Figure scripts:
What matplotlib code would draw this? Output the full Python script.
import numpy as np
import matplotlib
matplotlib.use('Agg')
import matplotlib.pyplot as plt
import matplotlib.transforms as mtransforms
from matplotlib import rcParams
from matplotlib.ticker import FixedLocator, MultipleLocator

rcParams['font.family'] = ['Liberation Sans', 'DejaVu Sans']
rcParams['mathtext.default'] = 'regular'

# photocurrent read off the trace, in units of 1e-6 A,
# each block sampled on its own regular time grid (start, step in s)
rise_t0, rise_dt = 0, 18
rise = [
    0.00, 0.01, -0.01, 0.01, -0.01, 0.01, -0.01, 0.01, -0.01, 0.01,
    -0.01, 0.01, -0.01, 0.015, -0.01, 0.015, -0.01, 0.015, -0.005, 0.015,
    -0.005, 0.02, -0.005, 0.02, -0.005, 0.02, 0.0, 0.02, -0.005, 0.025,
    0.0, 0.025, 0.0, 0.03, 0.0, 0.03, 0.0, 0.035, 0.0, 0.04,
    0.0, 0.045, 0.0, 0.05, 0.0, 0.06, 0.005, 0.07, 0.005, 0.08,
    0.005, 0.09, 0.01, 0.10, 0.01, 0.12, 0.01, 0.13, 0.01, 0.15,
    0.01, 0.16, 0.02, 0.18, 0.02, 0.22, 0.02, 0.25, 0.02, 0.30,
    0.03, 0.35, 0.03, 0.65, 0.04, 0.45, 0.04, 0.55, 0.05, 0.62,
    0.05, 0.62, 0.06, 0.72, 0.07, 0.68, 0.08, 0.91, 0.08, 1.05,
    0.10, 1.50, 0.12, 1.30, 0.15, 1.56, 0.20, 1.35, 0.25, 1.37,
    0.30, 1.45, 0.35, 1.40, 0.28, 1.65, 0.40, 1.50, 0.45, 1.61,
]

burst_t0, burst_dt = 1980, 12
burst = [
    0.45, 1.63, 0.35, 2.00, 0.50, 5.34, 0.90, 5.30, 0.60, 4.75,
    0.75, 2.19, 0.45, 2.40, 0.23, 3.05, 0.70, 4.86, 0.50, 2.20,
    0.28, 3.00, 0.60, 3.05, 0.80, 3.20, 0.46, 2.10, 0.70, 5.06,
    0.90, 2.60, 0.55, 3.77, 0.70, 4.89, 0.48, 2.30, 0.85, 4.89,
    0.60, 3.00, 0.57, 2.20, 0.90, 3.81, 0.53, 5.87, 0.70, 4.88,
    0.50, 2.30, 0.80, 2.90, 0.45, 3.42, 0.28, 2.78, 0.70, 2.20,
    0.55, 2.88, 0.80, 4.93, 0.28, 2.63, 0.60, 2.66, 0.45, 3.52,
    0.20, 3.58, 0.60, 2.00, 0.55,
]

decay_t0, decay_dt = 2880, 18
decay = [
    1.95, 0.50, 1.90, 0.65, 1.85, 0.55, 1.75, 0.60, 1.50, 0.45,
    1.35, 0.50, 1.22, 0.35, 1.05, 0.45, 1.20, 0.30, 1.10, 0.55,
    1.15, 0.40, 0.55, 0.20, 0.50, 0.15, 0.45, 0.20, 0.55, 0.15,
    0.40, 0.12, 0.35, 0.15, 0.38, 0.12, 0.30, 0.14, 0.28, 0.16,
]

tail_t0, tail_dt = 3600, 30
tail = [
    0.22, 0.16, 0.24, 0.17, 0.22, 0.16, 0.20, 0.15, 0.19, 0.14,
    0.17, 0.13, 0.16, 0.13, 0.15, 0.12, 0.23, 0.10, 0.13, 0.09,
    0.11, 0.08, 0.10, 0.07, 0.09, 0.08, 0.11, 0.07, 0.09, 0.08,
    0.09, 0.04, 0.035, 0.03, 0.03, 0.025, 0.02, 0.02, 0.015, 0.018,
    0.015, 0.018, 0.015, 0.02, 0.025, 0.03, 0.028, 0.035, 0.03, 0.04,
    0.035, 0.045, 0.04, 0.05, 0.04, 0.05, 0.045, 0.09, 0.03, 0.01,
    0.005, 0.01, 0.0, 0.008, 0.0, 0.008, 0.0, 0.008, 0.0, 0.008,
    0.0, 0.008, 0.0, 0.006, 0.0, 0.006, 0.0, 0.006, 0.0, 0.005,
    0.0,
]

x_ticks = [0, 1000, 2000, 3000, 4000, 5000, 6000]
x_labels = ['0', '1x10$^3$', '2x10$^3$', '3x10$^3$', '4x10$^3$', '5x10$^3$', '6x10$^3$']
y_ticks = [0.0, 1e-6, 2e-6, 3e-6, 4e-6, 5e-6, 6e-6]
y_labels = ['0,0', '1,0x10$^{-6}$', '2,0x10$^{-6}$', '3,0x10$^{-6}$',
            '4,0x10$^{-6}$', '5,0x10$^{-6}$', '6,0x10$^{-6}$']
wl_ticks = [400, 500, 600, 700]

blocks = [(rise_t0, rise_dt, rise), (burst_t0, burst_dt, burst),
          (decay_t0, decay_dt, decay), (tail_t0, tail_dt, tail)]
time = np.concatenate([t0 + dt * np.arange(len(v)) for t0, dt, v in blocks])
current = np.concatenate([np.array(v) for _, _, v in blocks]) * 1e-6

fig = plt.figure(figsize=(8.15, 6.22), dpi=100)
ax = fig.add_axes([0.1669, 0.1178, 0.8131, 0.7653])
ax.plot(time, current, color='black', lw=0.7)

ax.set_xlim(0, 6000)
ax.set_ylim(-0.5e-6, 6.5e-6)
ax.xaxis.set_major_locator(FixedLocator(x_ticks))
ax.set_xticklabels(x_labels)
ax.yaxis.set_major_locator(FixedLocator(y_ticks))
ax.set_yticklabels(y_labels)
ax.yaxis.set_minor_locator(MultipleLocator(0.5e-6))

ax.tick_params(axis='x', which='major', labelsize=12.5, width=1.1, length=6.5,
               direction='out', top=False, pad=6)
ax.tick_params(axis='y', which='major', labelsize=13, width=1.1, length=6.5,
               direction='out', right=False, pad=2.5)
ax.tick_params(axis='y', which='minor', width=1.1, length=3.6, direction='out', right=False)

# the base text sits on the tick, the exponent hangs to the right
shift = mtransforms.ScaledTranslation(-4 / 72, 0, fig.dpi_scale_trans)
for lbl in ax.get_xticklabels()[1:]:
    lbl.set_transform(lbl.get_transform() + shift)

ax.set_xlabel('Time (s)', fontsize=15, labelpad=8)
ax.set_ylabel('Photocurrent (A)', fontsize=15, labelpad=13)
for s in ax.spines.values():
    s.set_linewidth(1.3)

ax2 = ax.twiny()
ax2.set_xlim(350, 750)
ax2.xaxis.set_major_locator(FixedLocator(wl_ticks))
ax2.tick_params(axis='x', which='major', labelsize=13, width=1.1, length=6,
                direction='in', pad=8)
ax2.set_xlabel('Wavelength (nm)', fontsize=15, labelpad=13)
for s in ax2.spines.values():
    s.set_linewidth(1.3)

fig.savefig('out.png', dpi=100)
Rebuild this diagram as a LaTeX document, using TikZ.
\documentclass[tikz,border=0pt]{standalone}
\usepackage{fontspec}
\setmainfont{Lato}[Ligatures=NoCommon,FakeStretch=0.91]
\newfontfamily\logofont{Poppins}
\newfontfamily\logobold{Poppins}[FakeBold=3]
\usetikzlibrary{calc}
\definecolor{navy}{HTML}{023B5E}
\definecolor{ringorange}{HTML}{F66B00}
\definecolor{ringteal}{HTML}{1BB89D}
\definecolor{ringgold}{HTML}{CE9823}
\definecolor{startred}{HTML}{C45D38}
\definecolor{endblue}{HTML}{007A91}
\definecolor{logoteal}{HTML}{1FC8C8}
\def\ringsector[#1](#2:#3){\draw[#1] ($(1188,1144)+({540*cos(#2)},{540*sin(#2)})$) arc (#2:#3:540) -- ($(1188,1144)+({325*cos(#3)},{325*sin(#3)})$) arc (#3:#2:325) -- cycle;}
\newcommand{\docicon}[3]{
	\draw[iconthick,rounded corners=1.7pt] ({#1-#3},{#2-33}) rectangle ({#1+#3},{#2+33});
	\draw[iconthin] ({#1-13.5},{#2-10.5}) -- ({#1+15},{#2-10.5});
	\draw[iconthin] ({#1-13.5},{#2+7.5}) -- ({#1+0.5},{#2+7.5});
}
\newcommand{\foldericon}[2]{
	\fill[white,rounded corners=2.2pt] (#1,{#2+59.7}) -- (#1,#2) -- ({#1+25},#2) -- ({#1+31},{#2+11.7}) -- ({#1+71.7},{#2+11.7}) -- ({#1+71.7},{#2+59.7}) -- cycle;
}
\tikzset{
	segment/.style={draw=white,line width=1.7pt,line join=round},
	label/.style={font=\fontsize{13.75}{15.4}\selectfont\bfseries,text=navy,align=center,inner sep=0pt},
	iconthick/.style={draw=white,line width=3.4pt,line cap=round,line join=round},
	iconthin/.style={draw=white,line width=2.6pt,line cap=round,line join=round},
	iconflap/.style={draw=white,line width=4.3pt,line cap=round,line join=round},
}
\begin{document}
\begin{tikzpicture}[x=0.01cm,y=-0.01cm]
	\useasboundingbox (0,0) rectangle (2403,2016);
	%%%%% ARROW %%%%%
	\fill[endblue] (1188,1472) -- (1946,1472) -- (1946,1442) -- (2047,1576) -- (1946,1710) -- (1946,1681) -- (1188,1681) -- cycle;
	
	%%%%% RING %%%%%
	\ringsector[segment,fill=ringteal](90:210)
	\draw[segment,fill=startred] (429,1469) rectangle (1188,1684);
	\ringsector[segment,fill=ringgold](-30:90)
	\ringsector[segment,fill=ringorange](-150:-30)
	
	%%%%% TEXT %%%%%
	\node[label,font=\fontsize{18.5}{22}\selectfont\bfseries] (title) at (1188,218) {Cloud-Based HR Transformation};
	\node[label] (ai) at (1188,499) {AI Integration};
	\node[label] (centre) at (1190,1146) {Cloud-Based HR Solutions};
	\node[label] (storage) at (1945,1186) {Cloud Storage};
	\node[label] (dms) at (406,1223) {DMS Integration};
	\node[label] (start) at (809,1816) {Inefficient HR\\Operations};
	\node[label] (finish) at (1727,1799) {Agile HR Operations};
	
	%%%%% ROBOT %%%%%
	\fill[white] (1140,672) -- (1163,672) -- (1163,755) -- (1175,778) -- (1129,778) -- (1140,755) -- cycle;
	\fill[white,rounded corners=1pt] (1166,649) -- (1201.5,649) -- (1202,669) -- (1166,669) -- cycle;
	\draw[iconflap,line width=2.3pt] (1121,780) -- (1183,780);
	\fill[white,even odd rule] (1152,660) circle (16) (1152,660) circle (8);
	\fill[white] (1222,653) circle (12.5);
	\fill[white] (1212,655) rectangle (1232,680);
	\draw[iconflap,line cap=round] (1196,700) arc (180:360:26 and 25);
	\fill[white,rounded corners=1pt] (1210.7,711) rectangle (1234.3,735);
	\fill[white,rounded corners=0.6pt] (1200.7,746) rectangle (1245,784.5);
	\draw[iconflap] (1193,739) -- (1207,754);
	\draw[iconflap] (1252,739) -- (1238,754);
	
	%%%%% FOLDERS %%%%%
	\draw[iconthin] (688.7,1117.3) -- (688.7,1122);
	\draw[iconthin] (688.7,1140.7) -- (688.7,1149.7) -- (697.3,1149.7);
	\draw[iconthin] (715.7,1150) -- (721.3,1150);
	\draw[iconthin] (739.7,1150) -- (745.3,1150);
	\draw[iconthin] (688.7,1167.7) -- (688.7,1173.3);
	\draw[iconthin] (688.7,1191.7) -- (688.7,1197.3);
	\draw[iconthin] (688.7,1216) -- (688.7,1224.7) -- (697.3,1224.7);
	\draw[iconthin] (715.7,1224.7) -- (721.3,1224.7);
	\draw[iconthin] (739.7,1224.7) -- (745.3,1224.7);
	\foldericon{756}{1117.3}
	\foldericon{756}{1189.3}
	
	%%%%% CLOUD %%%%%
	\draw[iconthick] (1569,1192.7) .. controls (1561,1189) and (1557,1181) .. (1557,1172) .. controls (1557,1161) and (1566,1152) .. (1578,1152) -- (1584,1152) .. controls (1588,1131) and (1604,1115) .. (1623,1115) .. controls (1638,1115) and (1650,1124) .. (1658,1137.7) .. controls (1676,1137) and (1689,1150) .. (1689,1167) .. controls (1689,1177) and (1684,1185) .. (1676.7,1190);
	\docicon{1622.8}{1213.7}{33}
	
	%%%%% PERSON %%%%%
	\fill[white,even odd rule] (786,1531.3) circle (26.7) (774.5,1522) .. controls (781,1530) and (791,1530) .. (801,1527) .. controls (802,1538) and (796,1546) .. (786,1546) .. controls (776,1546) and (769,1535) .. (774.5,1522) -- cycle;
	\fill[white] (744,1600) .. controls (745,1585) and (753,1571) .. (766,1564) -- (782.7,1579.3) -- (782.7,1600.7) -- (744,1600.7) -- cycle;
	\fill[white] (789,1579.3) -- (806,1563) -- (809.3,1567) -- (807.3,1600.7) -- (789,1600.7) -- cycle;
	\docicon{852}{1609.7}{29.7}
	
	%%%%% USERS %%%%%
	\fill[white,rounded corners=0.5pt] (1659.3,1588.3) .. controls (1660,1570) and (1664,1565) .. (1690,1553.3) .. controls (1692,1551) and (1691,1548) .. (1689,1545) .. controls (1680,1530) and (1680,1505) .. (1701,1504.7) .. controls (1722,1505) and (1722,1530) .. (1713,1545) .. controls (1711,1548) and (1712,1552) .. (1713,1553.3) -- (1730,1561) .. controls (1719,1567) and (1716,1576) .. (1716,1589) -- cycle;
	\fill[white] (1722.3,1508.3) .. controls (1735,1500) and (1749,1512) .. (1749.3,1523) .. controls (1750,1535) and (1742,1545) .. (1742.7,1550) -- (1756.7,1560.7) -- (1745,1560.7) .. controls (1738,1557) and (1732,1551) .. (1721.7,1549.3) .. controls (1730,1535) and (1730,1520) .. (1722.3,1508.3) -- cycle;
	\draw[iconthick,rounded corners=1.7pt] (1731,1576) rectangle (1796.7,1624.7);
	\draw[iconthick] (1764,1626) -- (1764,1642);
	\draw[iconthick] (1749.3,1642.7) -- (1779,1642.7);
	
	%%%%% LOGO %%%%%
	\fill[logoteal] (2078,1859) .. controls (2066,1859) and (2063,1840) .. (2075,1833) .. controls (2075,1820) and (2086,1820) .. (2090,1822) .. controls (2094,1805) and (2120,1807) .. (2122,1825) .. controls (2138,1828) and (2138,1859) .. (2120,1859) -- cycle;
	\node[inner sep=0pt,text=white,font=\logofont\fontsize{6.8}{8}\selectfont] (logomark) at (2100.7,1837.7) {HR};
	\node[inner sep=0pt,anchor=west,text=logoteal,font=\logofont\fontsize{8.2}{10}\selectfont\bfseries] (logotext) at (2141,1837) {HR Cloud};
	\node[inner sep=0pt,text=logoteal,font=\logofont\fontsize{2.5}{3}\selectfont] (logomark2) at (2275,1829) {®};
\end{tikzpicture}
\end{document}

● Direction: Every line above that contains the word "this" should be reported.

● Correct result:
What matplotlib code would draw this? Output the full Python script.
Rebuild this diagram as a LaTeX document, using TikZ.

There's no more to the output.